- **DIRECTION**
Can you write out all the lines word for word, with no pictures?

START

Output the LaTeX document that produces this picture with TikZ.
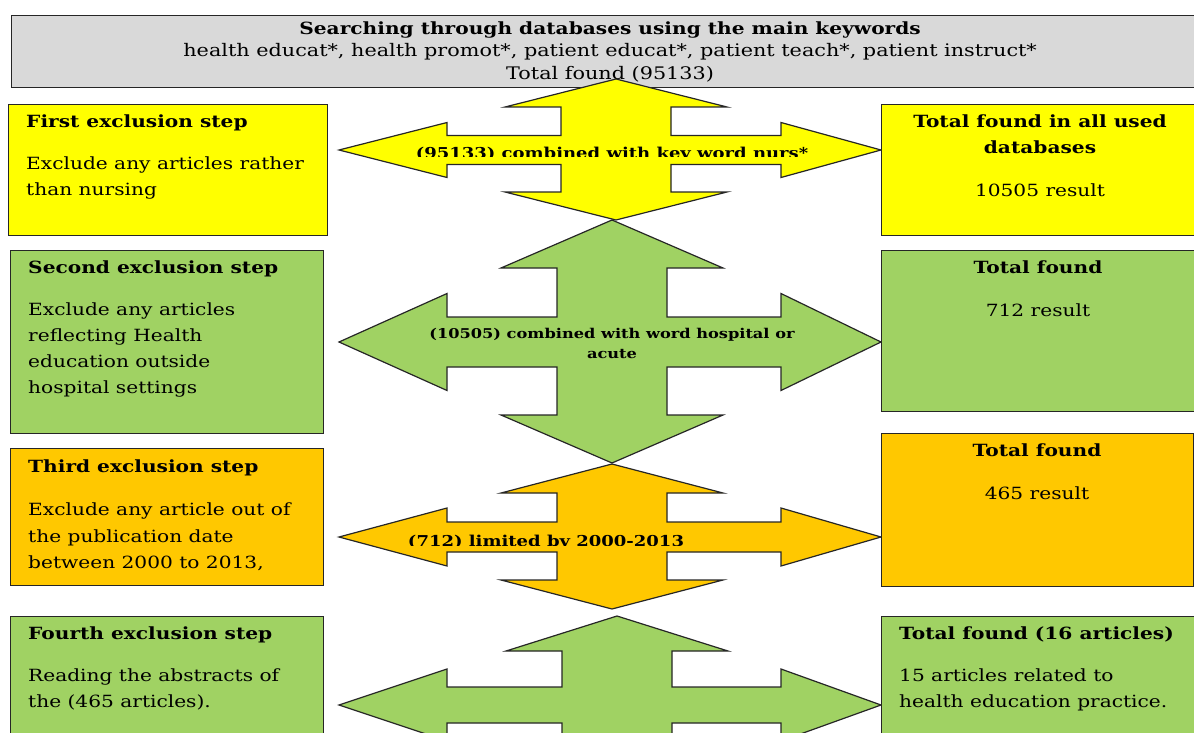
\documentclass[tikz,border=0pt]{standalone}
\usepackage{fontspec}
\setmainfont{DejaVu Serif}[FakeStretch=1.2]
\usetikzlibrary{positioning}

\definecolor{keygray}{HTML}{D9D9D9}
\definecolor{stepyellow}{HTML}{FFFF00}
\definecolor{stepgreen}{HTML}{A0D263}
\definecolor{steporange}{HTML}{FFC800}

% four-headed arrow: colour, centre x, centre y, top y, bottom y,
% head depth, shaft half height, head half height
\newcommand{\quadarrow}[8]{%
  \filldraw[quad, fill=#1] (#2,#4) -- ({#2+111},{#4+#6}) -- ({#2+55},{#4+#6})
    -- ({#2+55},{#3-#7}) -- (781,{#3-#7}) -- (781,{#3-#8}) -- (881,#3)
    -- (781,{#3+#8}) -- (781,{#3+#7}) -- ({#2+55},{#3+#7})
    -- ({#2+55},{#5-#6}) -- ({#2+111},{#5-#6}) -- (#2,#5)
    -- ({#2-111},{#5-#6}) -- ({#2-55},{#5-#6}) -- ({#2-55},{#3+#7})
    -- (447,{#3+#7}) -- (447,{#3+#8}) -- (339,#3) -- (447,{#3-#8})
    -- (447,{#3-#7}) -- ({#2-55},{#3-#7}) -- ({#2-55},{#4+#6})
    -- ({#2-111},{#4+#6}) -- cycle;}

\begin{document}
\begin{tikzpicture}[x=1pt,y=-1pt,
    box/.style={draw=black!85, line width=1.2pt, anchor=north west, inner sep=0pt},
    quad/.style={draw=black!85, line width=1.2pt, line join=miter},
    steptext/.style={anchor=north west, align=left, inner sep=0pt,
        font=\fontsize{16.8}{26}\selectfont},
    totaltext/.style={anchor=north, align=center, inner sep=0pt,
        font=\fontsize{16.8}{25.5}\selectfont},
    arrowtext/.style={align=center, inner sep=0pt,
        font=\bfseries\fontsize{15}{20}\selectfont}]
    \useasboundingbox (0,0) rectangle (1194,733);
    \clip (0,0) rectangle (1194,733);

    % search box
    \node[box, fill=keygray, minimum width=1197, minimum height=72,
        align=center, font=\fontsize{17.3}{22.5}\selectfont] (search) at (11,15)
        {{\fontsize{16.8}{22.5}\selectfont\bfseries Searching through databases using the main keywords}\\
         health educat*, health promot*, patient educat*, patient teach*, patient instruct*\\
         Total found (95133)};

    % arrows
    \quadarrow{stepyellow}{616}{150}{79}{220}{28}{14.5}{27.5}
    \quadarrow{stepgreen}{612}{342}{220}{463}{48}{25}{48.5}
    \quadarrow{steporange}{612}{537}{464}{609}{29}{15}{29}
    \quadarrow{stepgreen}{617}{705}{616}{794}{35}{18}{36}

    \begin{scope}
        \clip (340,120) rectangle (880,157);
        \node[arrowtext, anchor=base] (nurs) at (612,158) {(95133) combined with key word nurs*};
    \end{scope}
    \node[arrowtext, font=\bfseries\fontsize{13.5}{20}\selectfont] (hosp) at (612,343)
        {(10505) combined with word hospital or\\ acute};
    \begin{scope}
        \clip (340,520) rectangle (880,545);
        \node[arrowtext, anchor=base] (years) at (546,546) {(712) limited by 2000-2013};
    \end{scope}

    % exclusion steps
    \node[box, fill=stepyellow, minimum width=319, minimum height=131] (first) at (8,104) {};
    \node[box, fill=stepgreen, minimum width=313, minimum height=183] (second) at (10,250) {};
    \node[box, fill=steporange, minimum width=313, minimum height=137] (third) at (10,448) {};
    \node[box, fill=stepgreen, minimum width=313, minimum height=140] (fourth) at (10,616) {};

    \node[steptext] (firsttxt) at (26,115)
        {\textbf{First exclusion step}\\[15.5pt]
         Exclude any articles rather\\ than nursing};
    \node[steptext] (secondtxt) at (28,261)
        {\textbf{Second exclusion step}\\[15.5pt]
         Exclude any articles\\ reflecting Health\\ education outside\\ hospital settings};
    \node[steptext, font=\fontsize{16.8}{26.5}\selectfont] (thirdtxt) at (28,460)
        {\textbf{Third exclusion step}\\[16.5pt]
         Exclude any article out of\\ the publication date\\ between 2000 to 2013,};
    \node[steptext] (fourthtxt) at (28,627)
        {\textbf{Fourth exclusion step}\\[15.5pt]
         Reading the abstracts of\\ the (465 articles).};

    % totals
    \node[box, fill=stepyellow, minimum width=316, minimum height=131] (total1) at (881,104) {};
    \node[box, fill=stepgreen, minimum width=316, minimum height=161] (total2) at (881,250) {};
    \node[box, fill=steporange, minimum width=312, minimum height=153] (total3) at (881,433) {};
    \node[box, fill=stepgreen, minimum width=316, minimum height=140] (total4) at (881,616) {};

    \node[totaltext] (total1txt) at (1040,115)
        {\textbf{Total found in all used}\\ \textbf{databases}\\[17.5pt] 10505 result};
    \node[totaltext] (total2txt) at (1038,261)
        {\textbf{Total found}\\[17.5pt] 712 result};
    \node[totaltext] (total3txt) at (1037,444)
        {\textbf{Total found}\\[17.5pt] 465 result};
    \node[steptext] (total4txt) at (899,627)
        {\textbf{Total found (16 articles)}\\[15.5pt]
         15 articles related to\\ health education practice.};
\end{tikzpicture}
\end{document}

END

- **FINAL ANSWER**
Output the LaTeX document that produces this picture with TikZ.
\documentclass[tikz,border=0pt]{standalone}
\usepackage{fontspec}
\setmainfont{DejaVu Serif}[FakeStretch=1.2]
\usetikzlibrary{positioning}

\definecolor{keygray}{HTML}{D9D9D9}
\definecolor{stepyellow}{HTML}{FFFF00}
\definecolor{stepgreen}{HTML}{A0D263}
\definecolor{steporange}{HTML}{FFC800}

% four-headed arrow: colour, centre x, centre y, top y, bottom y,
% head depth, shaft half height, head half height
\newcommand{\quadarrow}[8]{%
  \filldraw[quad, fill=#1] (#2,#4) -- ({#2+111},{#4+#6}) -- ({#2+55},{#4+#6})
    -- ({#2+55},{#3-#7}) -- (781,{#3-#7}) -- (781,{#3-#8}) -- (881,#3)
    -- (781,{#3+#8}) -- (781,{#3+#7}) -- ({#2+55},{#3+#7})
    -- ({#2+55},{#5-#6}) -- ({#2+111},{#5-#6}) -- (#2,#5)
    -- ({#2-111},{#5-#6}) -- ({#2-55},{#5-#6}) -- ({#2-55},{#3+#7})
    -- (447,{#3+#7}) -- (447,{#3+#8}) -- (339,#3) -- (447,{#3-#8})
    -- (447,{#3-#7}) -- ({#2-55},{#3-#7}) -- ({#2-55},{#4+#6})
    -- ({#2-111},{#4+#6}) -- cycle;}

\begin{document}
\begin{tikzpicture}[x=1pt,y=-1pt,
    box/.style={draw=black!85, line width=1.2pt, anchor=north west, inner sep=0pt},
    quad/.style={draw=black!85, line width=1.2pt, line join=miter},
    steptext/.style={anchor=north west, align=left, inner sep=0pt,
        font=\fontsize{16.8}{26}\selectfont},
    totaltext/.style={anchor=north, align=center, inner sep=0pt,
        font=\fontsize{16.8}{25.5}\selectfont},
    arrowtext/.style={align=center, inner sep=0pt,
        font=\bfseries\fontsize{15}{20}\selectfont}]
    \useasboundingbox (0,0) rectangle (1194,733);
    \clip (0,0) rectangle (1194,733);

    % search box
    \node[box, fill=keygray, minimum width=1197, minimum height=72,
        align=center, font=\fontsize{17.3}{22.5}\selectfont] (search) at (11,15)
        {{\fontsize{16.8}{22.5}\selectfont\bfseries Searching through databases using the main keywords}\\
         health educat*, health promot*, patient educat*, patient teach*, patient instruct*\\
         Total found (95133)};

    % arrows
    \quadarrow{stepyellow}{616}{150}{79}{220}{28}{14.5}{27.5}
    \quadarrow{stepgreen}{612}{342}{220}{463}{48}{25}{48.5}
    \quadarrow{steporange}{612}{537}{464}{609}{29}{15}{29}
    \quadarrow{stepgreen}{617}{705}{616}{794}{35}{18}{36}

    \begin{scope}
        \clip (340,120) rectangle (880,157);
        \node[arrowtext, anchor=base] (nurs) at (612,158) {(95133) combined with key word nurs*};
    \end{scope}
    \node[arrowtext, font=\bfseries\fontsize{13.5}{20}\selectfont] (hosp) at (612,343)
        {(10505) combined with word hospital or\\ acute};
    \begin{scope}
        \clip (340,520) rectangle (880,545);
        \node[arrowtext, anchor=base] (years) at (546,546) {(712) limited by 2000-2013};
    \end{scope}

    % exclusion steps
    \node[box, fill=stepyellow, minimum width=319, minimum height=131] (first) at (8,104) {};
    \node[box, fill=stepgreen, minimum width=313, minimum height=183] (second) at (10,250) {};
    \node[box, fill=steporange, minimum width=313, minimum height=137] (third) at (10,448) {};
    \node[box, fill=stepgreen, minimum width=313, minimum height=140] (fourth) at (10,616) {};

    \node[steptext] (firsttxt) at (26,115)
        {\textbf{First exclusion step}\\[15.5pt]
         Exclude any articles rather\\ than nursing};
    \node[steptext] (secondtxt) at (28,261)
        {\textbf{Second exclusion step}\\[15.5pt]
         Exclude any articles\\ reflecting Health\\ education outside\\ hospital settings};
    \node[steptext, font=\fontsize{16.8}{26.5}\selectfont] (thirdtxt) at (28,460)
        {\textbf{Third exclusion step}\\[16.5pt]
         Exclude any article out of\\ the publication date\\ between 2000 to 2013,};
    \node[steptext] (fourthtxt) at (28,627)
        {\textbf{Fourth exclusion step}\\[15.5pt]
         Reading the abstracts of\\ the (465 articles).};

    % totals
    \node[box, fill=stepyellow, minimum width=316, minimum height=131] (total1) at (881,104) {};
    \node[box, fill=stepgreen, minimum width=316, minimum height=161] (total2) at (881,250) {};
    \node[box, fill=steporange, minimum width=312, minimum height=153] (total3) at (881,433) {};
    \node[box, fill=stepgreen, minimum width=316, minimum height=140] (total4) at (881,616) {};

    \node[totaltext] (total1txt) at (1040,115)
        {\textbf{Total found in all used}\\ \textbf{databases}\\[17.5pt] 10505 result};
    \node[totaltext] (total2txt) at (1038,261)
        {\textbf{Total found}\\[17.5pt] 712 result};
    \node[totaltext] (total3txt) at (1037,444)
        {\textbf{Total found}\\[17.5pt] 465 result};
    \node[steptext] (total4txt) at (899,627)
        {\textbf{Total found (16 articles)}\\[15.5pt]
         15 articles related to\\ health education practice.};
\end{tikzpicture}
\end{document}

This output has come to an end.